Important reminder: always convert mL to L before multiplying by molarity. If you skip this step, your answer will be off by a factor of 1000.

Typical Stoichiometric Factors for Common Acids and Bases

Compound	Type	Molar Mass (g/mol)	OH or H Factor	Meaning for mol OH reacted
NaOH	Strong base	40.00	1	1 mol NaOH gives 1 mol OH
KOH	Strong base	56.11	1	1 mol KOH gives 1 mol OH
Ca(OH)2	Strong base	74.09	2	1 mol Ca(OH)2 gives 2 mol OH
Ba(OH)2	Strong base	171.34	2	1 mol Ba(OH)2 gives 2 mol OH
HCl	Strong acid	36.46	1	1 mol HCl neutralizes 1 mol OH
HNO3	Strong acid	63.01	1	1 mol HNO3 neutralizes 1 mol OH
H2SO4	Strong acid	98.08	2	1 mol H2SO4 neutralizes 2 mol OH

Real Laboratory Context and Why Precision Matters

In educational and industrial chemistry, titration remains a standard analytical method because it can achieve excellent precision when glassware is used properly. Introductory laboratories often train students to use burets with readings estimated to the nearest 0.01 mL, and volumetric flasks are designed for very accurate solution preparation. Small errors in concentration or volume directly affect the computed moles of OH reacted, which then affect subsequent calculations such as percent purity, unknown concentration, and reaction yield.

The value of precise volume measurements can be seen in standard reference tolerances commonly used for volumetric equipment. The following table shows representative Class A tolerances that help explain why chemists prefer volumetric glassware for mole calculations.

Glassware Item	Nominal Capacity	Representative Class A Tolerance	Relative Error	Practical Impact on mol OH
Buret	50 mL	±0.05 mL	0.10%	Very small uncertainty in titration delivery
Volumetric pipet	25 mL	±0.03 mL	0.12%	Highly reliable transfer for standard aliquots
Volumetric flask	100 mL	±0.08 mL	0.08%	Accurate preparation of standard solutions
Graduated cylinder	25 mL	±0.5 mL	2.0%	Much larger possible error in mole calculations

These values make one practical lesson clear: if you are trying to calculate mol OH reacted for analytical work, use the most accurate volume measurement available. A 2.0% volume uncertainty can be far too large for formal titration analysis, while a relative error close to 0.1% is usually acceptable in routine laboratory settings.
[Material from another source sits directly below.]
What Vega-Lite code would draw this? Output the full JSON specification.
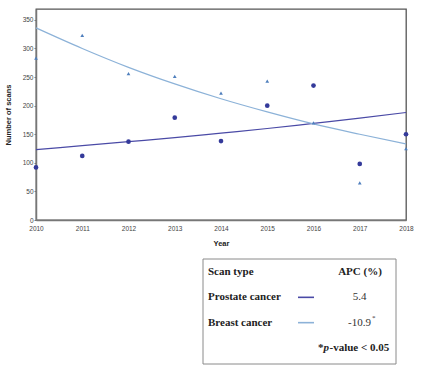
{
  "$schema": "https://vega.github.io/schema/vega-lite/v6.json",
  "padding": {"left": 3, "top": 8, "right": 5, "bottom": 2},
  "background": "white",
  "spacing": 10,
  "config": {
    "view": {"stroke": "#555555", "strokeWidth": 1.3},
    "axis": {"grid": false, "labelFont": "Liberation Sans", "labelFontSize": 6.5, "labelColor": "#444444", "titleFont": "Liberation Sans", "titleFontSize": 7.5, "titleFontWeight": "bold", "titleColor": "#222222", "domainColor": "#777777", "domainWidth": 1.5, "tickColor": "#777777", "labelOverlap": false}
  },
  "datasets": {
    "scans": [
      {"year": 2010, "series": "Prostate cancer", "scans": 92, "fit": 123},
      {"year": 2011, "series": "Prostate cancer", "scans": 112, "fit": 130},
      {"year": 2012, "series": "Prostate cancer", "scans": 137, "fit": 137},
      {"year": 2013, "series": "Prostate cancer", "scans": 179, "fit": 144},
      {"year": 2014, "series": "Prostate cancer", "scans": 138, "fit": 152},
      {"year": 2015, "series": "Prostate cancer", "scans": 200, "fit": 160},
      {"year": 2016, "series": "Prostate cancer", "scans": 235, "fit": 169},
      {"year": 2017, "series": "Prostate cancer", "scans": 98, "fit": 178},
      {"year": 2018, "series": "Prostate cancer", "scans": 150, "fit": 188},
      {"year": 2010, "series": "Breast cancer", "scans": 283, "fit": 336},
      {"year": 2011, "series": "Breast cancer", "scans": 323, "fit": 300},
      {"year": 2012, "series": "Breast cancer", "scans": 256, "fit": 267},
      {"year": 2013, "series": "Breast cancer", "scans": 251, "fit": 238},
      {"year": 2014, "series": "Breast cancer", "scans": 222, "fit": 212},
      {"year": 2015, "series": "Breast cancer", "scans": 243, "fit": 189},
      {"year": 2016, "series": "Breast cancer", "scans": 170, "fit": 168},
      {"year": 2017, "series": "Breast cancer", "scans": 65, "fit": 150},
      {"year": 2018, "series": "Breast cancer", "scans": 125, "fit": 133}
    ],
    "legend": [
      {"row": "head", "label": "Scan type", "apc": "APC (%)"},
      {"row": "Prostate cancer", "label": "Prostate cancer", "apc": "5.4"},
      {"row": "Breast cancer", "label": "Breast cancer", "apc": "-10.9"}
    ]
  },
  "vconcat": [
    {
      "width": 370,
      "height": 211,
      "data": {"name": "scans"},
      "encoding": {
        "x": {"field": "year", "type": "quantitative", "title": "Year",
          "scale": {"domain": [2010, 2018], "nice": false, "zero": false},
          "axis": {"values": [2010, 2011, 2012, 2013, 2014, 2015, 2016, 2017, 2018], "format": "d", "ticks": false, "labelPadding": 5, "titlePadding": 8, "labelFlush": false}}
      },
      "layer": [
        {
          "mark": {"type": "line", "interpolate": "monotone", "strokeWidth": 1.2},
          "encoding": {
            "y": {"field": "fit", "type": "quantitative", "title": "Number of scans",
              "scale": {"domain": [0, 369], "nice": false},
              "axis": {"values": [0, 50, 100, 150, 200, 250, 300, 350], "tickSize": 2, "labelPadding": 1, "minExtent": 22, "maxExtent": 22, "titlePadding": 2}},
            "color": {"field": "series", "type": "nominal", "legend": null,
              "scale": {"domain": ["Prostate cancer", "Breast cancer"], "range": ["#4a4aa6", "#8cb2d8"]}}
          }
        },
        {
          "mark": {"type": "point", "filled": true, "opacity": 1},
          "encoding": {
            "y": {"field": "scans", "type": "quantitative", "title": "Number of scans",
              "axis": {"values": [0, 50, 100, 150, 200, 250, 300, 350], "tickSize": 2, "labelPadding": 1, "minExtent": 22, "maxExtent": 22, "titlePadding": 2}},
            "shape": {"field": "series", "type": "nominal", "legend": null,
              "scale": {"domain": ["Prostate cancer", "Breast cancer"], "range": ["circle", "triangle-up"]}},
            "size": {"field": "series", "type": "nominal", "legend": null,
              "scale": {"domain": ["Prostate cancer", "Breast cancer"], "range": [22, 14]}},
            "fill": {"field": "series", "type": "nominal", "legend": null,
              "scale": {"domain": ["Prostate cancer", "Breast cancer"], "range": ["#343a9a", "#4f7fbd"]}}
          }
        }
      ]
    },
    {
      "width": 372,
      "height": 105,
      "view": {"stroke": null},
      "layer": [
        {
          "data": {"values": [{"box": 1}]},
          "mark": {"type": "rect", "fill": "transparent", "stroke": "#8a8a8a", "strokeWidth": 1},
          "encoding": {
            "x": {"datum": 167, "type": "quantitative", "scale": {"domain": [0, 372], "nice": false, "zero": true}, "axis": null},
            "x2": {"datum": 360}
          }
        },
        {
          "data": {"name": "legend"},
          "encoding": {
            "y": {"field": "row", "type": "ordinal", "axis": null,
              "scale": {"type": "point", "domain": ["head", "Prostate cancer", "Breast cancer", "note"], "range": [13, 89], "padding": 0}}
          },
          "layer": [
            {
              "mark": {"type": "text", "align": "left", "baseline": "middle", "font": "Liberation Serif", "fontSize": 11, "fontWeight": "bold", "color": "#222222"},
              "encoding": {"x": {"datum": 172, "type": "quantitative"}, "text": {"field": "label"}}
            },
            {
              "transform": [{"filter": "datum.row === 'head'"}],
              "mark": {"type": "text", "align": "center", "baseline": "middle", "font": "Liberation Serif", "fontSize": 11, "fontWeight": "bold", "color": "#222222"},
              "encoding": {"x": {"datum": 324, "type": "quantitative"}, "text": {"field": "apc"}}
            },
            {
              "transform": [{"filter": "datum.row !== 'head'"}],
              "mark": {"type": "text", "align": "center", "baseline": "middle", "font": "Liberation Serif", "fontSize": 11, "color": "#333333"},
              "encoding": {"x": {"datum": 323.5, "type": "quantitative"}, "text": {"field": "apc"}}
            },
            {
              "transform": [{"filter": "datum.row === 'Breast cancer'"}],
              "mark": {"type": "text", "align": "left", "baseline": "middle", "font": "Liberation Serif", "fontSize": 7, "dy": -5, "color": "#333333", "text": "*"},
              "encoding": {"x": {"datum": 336, "type": "quantitative"}}
            },
            {
              "transform": [{"filter": "datum.row !== 'head'"}],
              "mark": {"type": "rule", "strokeWidth": 1.6},
              "encoding": {
                "x": {"datum": 262, "type": "quantitative"},
                "x2": {"datum": 278},
                "color": {"field": "row", "type": "nominal", "legend": null,
                  "scale": {"domain": ["Prostate cancer", "Breast cancer"], "range": ["#3c48a8", "#8cb2d8"]}}
              }
            }
          ]
        },
        {
          "data": {"values": [{"row": "note", "part": "*", "pos": "a"}, {"row": "note", "part": "p", "pos": "b"}, {"row": "note", "part": "-value < 0.05", "pos": "c"}]},
          "layer": [
            {
              "transform": [{"filter": "datum.pos === 'a'"}],
              "mark": {"type": "text", "align": "left", "baseline": "middle", "font": "Liberation Serif", "fontSize": 11, "fontWeight": "bold", "color": "#222222"},
              "encoding": {"x": {"datum": 282, "type": "quantitative"}, "y": {"field": "row", "type": "ordinal"}, "text": {"field": "part"}}
            },
            {
              "transform": [{"filter": "datum.pos === 'b'"}],
              "mark": {"type": "text", "align": "left", "baseline": "middle", "font": "Liberation Serif", "fontSize": 11, "fontWeight": "bold", "fontStyle": "italic", "color": "#222222"},
              "encoding": {"x": {"datum": 287.5, "type": "quantitative"}, "y": {"field": "row", "type": "ordinal"}, "text": {"field": "part"}}
            },
            {
              "transform": [{"filter": "datum.pos === 'c'"}],
              "mark": {"type": "text", "align": "left", "baseline": "middle", "font": "Liberation Serif", "fontSize": 11, "fontWeight": "bold", "color": "#222222"},
              "encoding": {"x": {"datum": 293.5, "type": "quantitative"}, "y": {"field": "row", "type": "ordinal"}, "text": {"field": "part"}}
            }
          ]
        }
      ]
    }
  ]
}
Common Mistakes Students Make

• Using milliliters directly in the molarity formula without converting to liters.
• Ignoring the number of OH groups in polyhydroxide bases.
• Ignoring the number of ionizable hydrogens in polyprotic acids.
• Using the unbalanced equation instead of the balanced equation.
• Confusing moles of compound with moles of OH.
• Forgetting to apply percent completion or yield when a problem includes incomplete reaction.

How This Applies to Titration Problems

In a strong acid strong base titration, the equivalence point occurs when moles of H⁺ equal moles of OH^–, taking stoichiometry into account. For a monoprotic acid and a monohydroxide base, the relationship is simple:

M_acidV_acid = M_baseV_base

But if one reactant has a factor greater than 1, you must include it:

M_acidV_acid(acid factor) = M_baseV_base(OH factor)

This equation is just another way of expressing the same mole concept. Once you know one side of the reaction, you know the amount of hydroxide neutralized on the other side.

Recommended Authoritative References

If you want official and educational references on acid base chemistry, solution concentration, and laboratory measurement quality, review these sources:

• LibreTexts Chemistry for broad university level explanations and worked examples.
• National Institute of Standards and Technology (NIST) for measurement science and laboratory standards.
• U.S. Environmental Protection Agency (EPA) for analytical chemistry methods and water quality applications.
• MIT Chemistry for academic chemistry resources and instruction.

Quick Mental Checklist Before Finalizing Your Answer

1. Did you convert the volume into liters?
2. Did you calculate moles of the original compound correctly?
3. Did you identify the correct stoichiometric factor?
4. Did you distinguish between moles of compound and moles of OH?
5. Did you apply any incomplete reaction correction?
6. Did your answer have appropriate significant figures?

Final Takeaway

To calculate mol OH reacted, start with molarity and volume, convert the volume to liters, multiply to get moles of the measured reagent, and then apply the correct stoichiometric factor from the balanced equation. If the problem states complete neutralization, that result is your answer. If not, multiply by the reaction completion fraction. This process works whether you start with a base like NaOH, a polyhydroxide base like Ca(OH)₂, or an acid such as HCl or H₂SO₄ that neutralizes hydroxide.

In short, the reliable formula is simple: mol OH reacted = M × V(L) × factor × completion fraction. Once you understand each part of that relationship, stoichiometry problems become much easier and much more accurate.